Why Losing Control Is Good For Brand Management

In times of uncertainty, it’s human instinct to cling tightly to what’s around us for fear of being swept away entirely.

In such an environment, it’s understandable that some brands have been tempted to reach for their prescriptive brand guidelines, laid out from on high, to help them weather any storms. Once upon a time, this meant a religious adherence to brand guidelines and controlling brand expression at all costs. From strict logo layouts to highly structured customer experiences and carefully orchestrated advertising campaigns, consistency and discipline were paramount, with any deviations frowned upon.

Today, however, it’s a brand’s ability to be agile and truly responsive to changing market and consumer needs which is the best indicator of performance over time. This year alone, major brands like Budweiser, Samsung, and Uber have already faced surprising challenges and had to react quickly to safeguard their reputations. The need for brands to be ready for anything has led to a big shift taking place—slow, linear strategy and methodical R&D have given way to rapid decision making as well as customer and employee-led innovation.

Whilst this, undoubtedly, creates a much more complex environment for brands to navigate, it also opens them up to a whole range of exciting possibilities. New approaches can often generate the biggest returns, including increased product and service innovation and more meaningful customer connections.

Learn To Let Go
So how can brands become more agile without diminishing the brand value they’ve built up over the years? Moreover, how can they communicate and action that agility within what could be a rigid corporate structure?

It may sound counter-intuitive, but the answer is learning to let go. Look outside your brand managers and those guidelines to the wider brand community. There’s no set formula, but the majority of brand communities comprise employees, partners, and third-party influencers, among others. Each brand’s audience is unique, and, within the community itself, they’ll represent different needs and opportunities. Crucially, at its core, a brand community will be vibrant and actively connected to the brand’s future—perfectly positioning them to function as product developers, idea generators, content creators, and problem solvers.

Nonetheless, the Brand Community Model won’t work if it operates in isolation. Brands should make sure the individual roles of community members—employees, for example—are grounded in context in order to ensure their decisions create true value. Move from the “what” to the “why”—it’s this deeper understanding within the community of why a brand holds certain beliefs or why brand expressions are used in a certain way which will enable them to be useful contributors to the brand as a whole.

Not Up For Discussion
Not all elements of the brand will be open for community influence, however—the Brand Community Model allows for a more meaningful dialogue between a brand and its audience, but, for every brand, there will be certain elements which should not be up for discussion. These are the sacred expressions of a brand, and they’re the things that define it and make it unique. With these, consistency and discipline are still key.

As with the community, the sacred elements of a particular brand are unique to it.

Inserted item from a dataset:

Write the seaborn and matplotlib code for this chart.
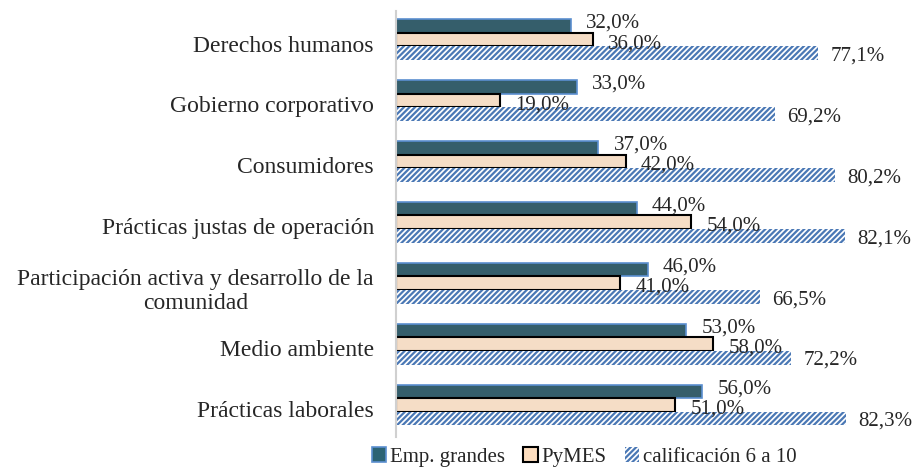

They could be anything from logo colours, to a style, a sound, or a ritual which embodies that brand. IBM’s Smart Planet logo is an interesting example—the five rays at the top of the mark remain consistent throughout their marketing, but the central icon itself can be adapted to fit any context. Many will recognise the white frothiness of a Guinness beer as distinct to the brand, yet the shape of the foam shifts and changes based on the marketing need or message. It’s a drastically different interpretation, but each is still distinctly Guinness.

A sacred expression need not be visual—it’s the sound, the scent, the experience. For instance:

  • The sleek sound of an Apple computer powering on can’t easily be confused with its PC counterpart.
  • The plop and fizz of Alka-Seltzer is sacred to the indigestion-suffering consumer.
  • The Snap! Crackle! Pop! is owned by Kellogg’s Rice Krispies.

For frequent travellers on Singapore Airlines, it’s the scent of its hand towels which provides an identifiable marker, whilst for those who prefer Virgin Airlines, it’s the signature red uniform of the flight attendant and the warm red glow that lights the plane.

Those who stay at a DoubleTree Hotel recognise the warm cookies on arrival as that brand’s special ritual.

Brand agility has already emerged as a key predictor of performance, and at a time when brands are increasingly being tested in new ways, its importance will only grow. Brands that are willing to take more risks, putting their agility to the test by ceding some control to their unique communities, will see the biggest returns. In this new age of fluid brand management, losing control is actually a good thing.